— PROVIDED RECORDS —
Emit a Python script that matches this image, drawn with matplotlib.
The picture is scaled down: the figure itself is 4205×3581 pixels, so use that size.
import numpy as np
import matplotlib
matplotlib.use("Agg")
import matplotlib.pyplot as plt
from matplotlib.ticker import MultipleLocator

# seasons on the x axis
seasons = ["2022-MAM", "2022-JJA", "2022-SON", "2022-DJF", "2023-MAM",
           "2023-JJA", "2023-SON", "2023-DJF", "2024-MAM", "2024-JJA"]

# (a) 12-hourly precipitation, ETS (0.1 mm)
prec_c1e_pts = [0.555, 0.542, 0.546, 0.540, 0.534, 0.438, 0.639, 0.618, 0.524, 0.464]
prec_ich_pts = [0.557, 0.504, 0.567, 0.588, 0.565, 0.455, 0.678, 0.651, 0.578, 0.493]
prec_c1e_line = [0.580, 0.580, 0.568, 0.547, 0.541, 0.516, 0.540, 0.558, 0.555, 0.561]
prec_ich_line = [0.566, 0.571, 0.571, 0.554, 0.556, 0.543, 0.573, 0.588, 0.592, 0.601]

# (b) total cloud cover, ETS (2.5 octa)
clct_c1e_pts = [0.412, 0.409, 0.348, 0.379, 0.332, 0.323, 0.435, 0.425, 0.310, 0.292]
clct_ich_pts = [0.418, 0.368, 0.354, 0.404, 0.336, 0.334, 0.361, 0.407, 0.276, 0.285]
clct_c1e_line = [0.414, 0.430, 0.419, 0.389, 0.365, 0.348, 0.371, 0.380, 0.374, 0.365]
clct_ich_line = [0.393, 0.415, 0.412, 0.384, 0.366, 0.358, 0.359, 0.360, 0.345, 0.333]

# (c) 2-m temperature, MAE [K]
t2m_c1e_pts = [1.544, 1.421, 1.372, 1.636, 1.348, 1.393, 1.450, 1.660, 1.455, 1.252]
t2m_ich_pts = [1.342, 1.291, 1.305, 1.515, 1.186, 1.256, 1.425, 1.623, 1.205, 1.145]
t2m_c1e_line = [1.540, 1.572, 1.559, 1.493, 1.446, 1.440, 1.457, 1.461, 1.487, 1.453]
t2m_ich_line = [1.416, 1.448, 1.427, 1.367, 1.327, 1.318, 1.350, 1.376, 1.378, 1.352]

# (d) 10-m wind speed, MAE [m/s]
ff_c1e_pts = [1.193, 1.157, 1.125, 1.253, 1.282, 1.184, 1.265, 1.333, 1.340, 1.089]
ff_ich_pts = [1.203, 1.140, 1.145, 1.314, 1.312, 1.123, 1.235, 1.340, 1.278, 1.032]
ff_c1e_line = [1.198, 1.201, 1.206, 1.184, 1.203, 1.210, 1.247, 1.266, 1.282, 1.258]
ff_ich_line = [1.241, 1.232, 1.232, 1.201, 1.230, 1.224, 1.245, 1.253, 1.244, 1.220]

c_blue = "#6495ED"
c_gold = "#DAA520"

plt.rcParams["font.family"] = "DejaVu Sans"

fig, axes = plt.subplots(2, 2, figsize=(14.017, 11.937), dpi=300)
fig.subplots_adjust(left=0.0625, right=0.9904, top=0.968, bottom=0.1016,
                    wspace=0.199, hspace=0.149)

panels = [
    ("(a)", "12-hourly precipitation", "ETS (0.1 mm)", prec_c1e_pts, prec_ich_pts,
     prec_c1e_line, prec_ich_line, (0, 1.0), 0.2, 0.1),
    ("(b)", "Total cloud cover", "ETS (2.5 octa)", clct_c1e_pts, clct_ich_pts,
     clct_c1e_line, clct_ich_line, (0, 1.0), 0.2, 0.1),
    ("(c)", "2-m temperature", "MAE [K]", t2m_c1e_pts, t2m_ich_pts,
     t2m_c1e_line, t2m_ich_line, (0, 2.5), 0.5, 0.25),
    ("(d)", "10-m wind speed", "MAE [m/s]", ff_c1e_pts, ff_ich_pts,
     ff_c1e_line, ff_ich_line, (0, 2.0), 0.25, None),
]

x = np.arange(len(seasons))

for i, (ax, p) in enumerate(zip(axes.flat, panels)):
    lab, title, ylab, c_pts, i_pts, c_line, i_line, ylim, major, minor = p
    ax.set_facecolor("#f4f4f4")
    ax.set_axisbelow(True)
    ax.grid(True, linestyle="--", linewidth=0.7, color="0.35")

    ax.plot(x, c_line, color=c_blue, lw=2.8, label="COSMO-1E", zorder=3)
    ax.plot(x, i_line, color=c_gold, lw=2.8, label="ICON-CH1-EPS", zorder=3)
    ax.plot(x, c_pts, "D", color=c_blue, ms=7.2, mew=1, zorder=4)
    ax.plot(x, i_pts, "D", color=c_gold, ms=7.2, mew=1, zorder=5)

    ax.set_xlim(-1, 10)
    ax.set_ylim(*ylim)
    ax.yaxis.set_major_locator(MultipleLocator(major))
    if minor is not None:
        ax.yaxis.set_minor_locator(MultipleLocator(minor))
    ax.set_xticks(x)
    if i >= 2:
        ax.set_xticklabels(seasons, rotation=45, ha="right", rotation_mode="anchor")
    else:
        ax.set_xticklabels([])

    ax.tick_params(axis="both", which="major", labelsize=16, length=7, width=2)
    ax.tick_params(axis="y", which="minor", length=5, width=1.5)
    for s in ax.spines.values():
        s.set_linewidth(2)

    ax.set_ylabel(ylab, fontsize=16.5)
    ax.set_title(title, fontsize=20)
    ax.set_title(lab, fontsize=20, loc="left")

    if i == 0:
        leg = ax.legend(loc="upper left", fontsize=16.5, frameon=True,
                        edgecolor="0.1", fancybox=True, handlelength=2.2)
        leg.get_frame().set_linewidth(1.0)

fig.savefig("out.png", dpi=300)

* * *

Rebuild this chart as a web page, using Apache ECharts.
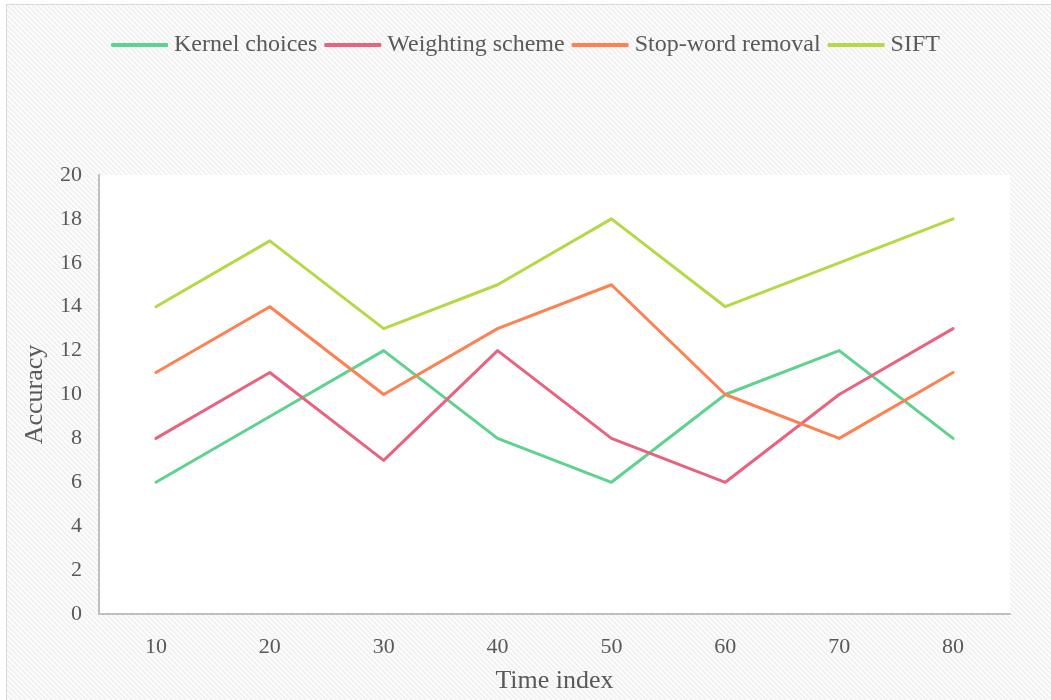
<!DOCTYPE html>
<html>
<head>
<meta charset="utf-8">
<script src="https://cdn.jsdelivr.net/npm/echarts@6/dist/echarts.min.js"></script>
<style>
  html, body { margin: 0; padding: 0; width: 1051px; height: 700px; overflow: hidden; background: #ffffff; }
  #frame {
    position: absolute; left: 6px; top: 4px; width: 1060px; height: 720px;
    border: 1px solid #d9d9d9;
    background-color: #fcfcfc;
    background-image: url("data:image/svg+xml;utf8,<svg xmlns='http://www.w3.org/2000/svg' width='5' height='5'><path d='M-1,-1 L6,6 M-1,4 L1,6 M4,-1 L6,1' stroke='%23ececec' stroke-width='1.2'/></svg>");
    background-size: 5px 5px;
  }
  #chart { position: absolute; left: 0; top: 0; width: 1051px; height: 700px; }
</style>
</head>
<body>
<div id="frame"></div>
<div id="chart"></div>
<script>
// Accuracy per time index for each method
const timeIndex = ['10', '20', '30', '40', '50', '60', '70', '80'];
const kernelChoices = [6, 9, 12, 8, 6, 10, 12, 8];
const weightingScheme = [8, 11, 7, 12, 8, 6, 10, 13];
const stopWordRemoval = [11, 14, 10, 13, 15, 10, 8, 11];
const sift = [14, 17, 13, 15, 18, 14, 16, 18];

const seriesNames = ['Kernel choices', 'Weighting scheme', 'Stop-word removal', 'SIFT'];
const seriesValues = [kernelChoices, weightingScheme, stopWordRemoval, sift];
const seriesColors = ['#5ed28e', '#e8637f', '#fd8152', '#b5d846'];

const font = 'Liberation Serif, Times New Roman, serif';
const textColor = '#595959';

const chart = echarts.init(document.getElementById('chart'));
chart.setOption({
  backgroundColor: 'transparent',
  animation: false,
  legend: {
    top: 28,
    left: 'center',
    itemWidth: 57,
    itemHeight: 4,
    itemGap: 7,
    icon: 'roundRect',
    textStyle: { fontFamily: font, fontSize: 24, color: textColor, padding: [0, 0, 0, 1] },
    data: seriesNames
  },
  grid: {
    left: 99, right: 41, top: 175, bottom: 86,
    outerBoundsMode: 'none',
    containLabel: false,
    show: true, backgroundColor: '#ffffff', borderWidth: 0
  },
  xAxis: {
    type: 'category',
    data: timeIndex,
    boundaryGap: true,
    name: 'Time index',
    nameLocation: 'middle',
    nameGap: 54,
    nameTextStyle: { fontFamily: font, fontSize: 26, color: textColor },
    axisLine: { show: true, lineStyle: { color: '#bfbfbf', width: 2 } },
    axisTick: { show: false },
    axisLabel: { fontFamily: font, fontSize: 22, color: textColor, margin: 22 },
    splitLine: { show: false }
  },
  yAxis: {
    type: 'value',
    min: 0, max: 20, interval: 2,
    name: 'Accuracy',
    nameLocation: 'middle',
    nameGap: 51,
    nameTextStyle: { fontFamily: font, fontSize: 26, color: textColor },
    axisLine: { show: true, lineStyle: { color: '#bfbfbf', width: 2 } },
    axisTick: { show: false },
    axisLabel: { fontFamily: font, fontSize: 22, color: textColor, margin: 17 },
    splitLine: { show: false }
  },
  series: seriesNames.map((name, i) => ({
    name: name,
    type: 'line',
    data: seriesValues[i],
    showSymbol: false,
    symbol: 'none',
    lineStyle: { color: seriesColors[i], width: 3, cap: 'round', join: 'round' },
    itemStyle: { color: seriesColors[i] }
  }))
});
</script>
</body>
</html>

— AIM —
Above is a listing; print exactly its lines from the one with "Emit a Python" through the one with "0.588, 0.592, 0.601]", and no other lines.

— TASK RESPONSE —
Emit a Python script that matches this image, drawn with matplotlib.
The picture is scaled down: the figure itself is 4205×3581 pixels, so use that size.
import numpy as np
import matplotlib
matplotlib.use("Agg")
import matplotlib.pyplot as plt
from matplotlib.ticker import MultipleLocator

# seasons on the x axis
seasons = ["2022-MAM", "2022-JJA", "2022-SON", "2022-DJF", "2023-MAM",
           "2023-JJA", "2023-SON", "2023-DJF", "2024-MAM", "2024-JJA"]

# (a) 12-hourly precipitation, ETS (0.1 mm)
prec_c1e_pts = [0.555, 0.542, 0.546, 0.540, 0.534, 0.438, 0.639, 0.618, 0.524, 0.464]
prec_ich_pts = [0.557, 0.504, 0.567, 0.588, 0.565, 0.455, 0.678, 0.651, 0.578, 0.493]
prec_c1e_line = [0.580, 0.580, 0.568, 0.547, 0.541, 0.516, 0.540, 0.558, 0.555, 0.561]
prec_ich_line = [0.566, 0.571, 0.571, 0.554, 0.556, 0.543, 0.573, 0.588, 0.592, 0.601]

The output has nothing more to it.